The Maine case – titled Carson v Makin – tested two different provisions of the First Amendment: a clause that prohibits the government from establishing a religion and another that guarantees the free exercise of religion.

“Maine has chosen to offer tuition assistance that parents may direct to the public or private schools of their choice,” Roberts wrote.

“Maine’s administration of that benefit is subject to the free exercise principles governing any public benefit program – including the prohibition on denying the benefit based on a recipient’s religious exercise.”

For her part, liberal Justice Sonia Sotomayor argued in a dissenting opinion that the top court has “for many decades understood the Establishment Clause to prohibit government from funding religious exercise”.

“Finally, the Court’s decision is especially perverse because the benefit at issue is the public education to which all of Maine’s children are entitled under the State Constitution,” Sotomayor wrote.

“As this Court has long recognized, the Establishment Clause requires that public education be secular and neutral as to religion.”

In a separate dissent, Justice Stephen Breyer – who is retiring at the end of the court’s current term – said Maine was well within its right to withhold funding from schools that promote religion.

“Maine has promised all children within the State the right to receive a free public education. In fulfilling this promise, Maine endeavors to provide children the religiously neutral education required in public school systems,” Breyer wrote.

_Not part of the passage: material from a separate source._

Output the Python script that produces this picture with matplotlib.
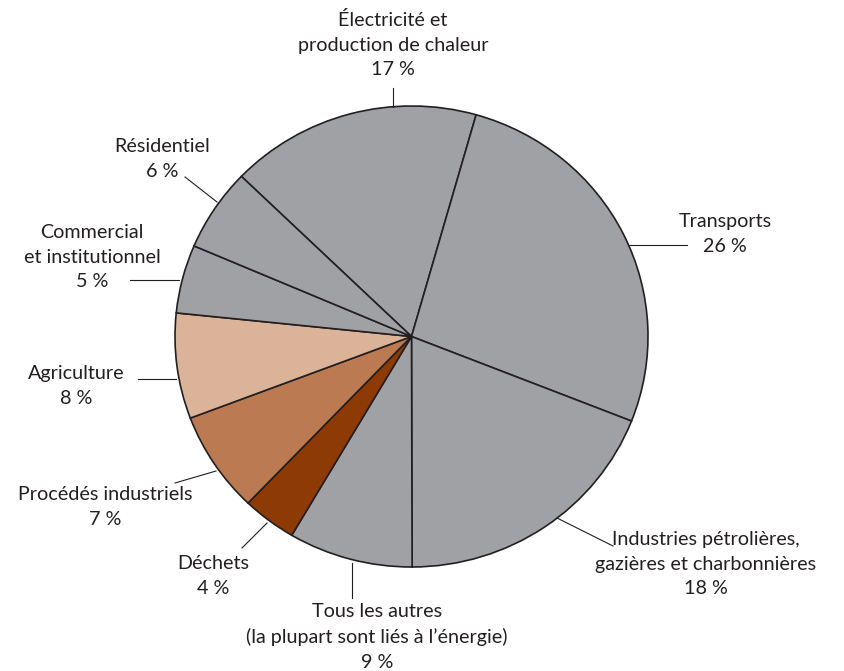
import matplotlib
matplotlib.use('Agg')
import matplotlib.pyplot as plt

# shares (clockwise from the top-left "Électricité" wedge)
categories = ['Électricité et\nproduction de chaleur', 'Transports',
              'Industries pétrolières,\ngazières et charbonnières',
              'Tous les autres\n(la plupart sont liés à l\u2019énergie)',
              'Déchets', 'Procédés industriels', 'Agriculture',
              'Commercial\net institutionnel', 'Résidentiel']
shares = [17.2, 26.6, 19.0, 8.5, 3.7, 7.1, 7.4, 4.8, 5.8]
percent_labels = ['17 %', '26 %', '18 %', '9 %', '4 %', '7 %', '8 %', '5 %', '6 %']

colors = ['#a0a1a4', '#a0a1a4', '#a0a1a4', '#a0a1a4', '#8e3a05',
          '#bb7a52', '#dbb398', '#a0a1a4', '#a0a1a4']

# pie geometry in pixels (slightly wider than tall, as in the source)
CX, CY, RX, RY = 411.5, 336.5, 236.5, 230.5
W, H = 845, 671

def px(x):
    return (x - CX) / RX

def py(y):
    return (CY - y) / RY

fig = plt.figure(figsize=(W / 100, H / 100), dpi=100)
ax = fig.add_axes([0, 0, 1, 1])
ax.pie(shares, colors=colors, startangle=136.0, counterclock=False,
       wedgeprops=dict(edgecolor='#231f20', linewidth=1.2))
ax.set_aspect('auto')
ax.set_xlim(px(0), px(W))
ax.set_ylim(py(H), py(0))
ax.axis('off')

# label text centre x / first-line centre y, and leader line endpoints, pixels
layout = [
    ((393, 20), [(393, 88), (393, 107)]),
    ((725, 222), [(628, 245), (687, 245)]),
    ((706, 540), [(557, 518), (613, 546)]),
    ((377, 612), [(352, 563), (352, 598)]),
    ((213, 564), [(267, 523), (242, 548)]),
    ((105, 495), [(216, 471), (175, 483)]),
    ((76, 374), [(176, 379), (138, 379)]),
    ((92, 233), [(179, 280), (130, 280)]),
    ((162, 147), [(217, 202), (185, 177)]),
]

for name, pct, (tpos, line) in zip(categories, percent_labels, layout):
    ax.text(px(tpos[0]), py(tpos[1] - 9), name + '\n' + pct, ha='center', va='top',
            fontsize=14.2, family='Lato', color='#231f20', linespacing=1.55)
    (x0, y0), (x1, y1) = line
    ax.plot([px(x0), px(x1)], [py(y0), py(y1)], color='#231f20', linewidth=0.8)

plt.savefig('out.png', dpi=100)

“And that, in significant part, reflects the State’s anti-establishment interests in avoiding spending public money to support what is essentially religious activity. The Religion Clauses give Maine the ability, and flexibility, to make this choice.”

The American Civil Liberties Union (ACLU), a civil rights advocacy group, and its Maine chapter denounced the court’s decision on Tuesday, calling it the “opposite of true religious freedom”.

“Maine’s policy to avoid government-funded religious education is rooted in our nation’s historical commitment to the separation of church and state,” Daniel Mach, director of the ACLU programme on freedom of religion and belief, said in a statement.

“Today’s decision, like others in recent years, undermines this vital protection by forcing taxpayers to support religious instruction and indoctrination.”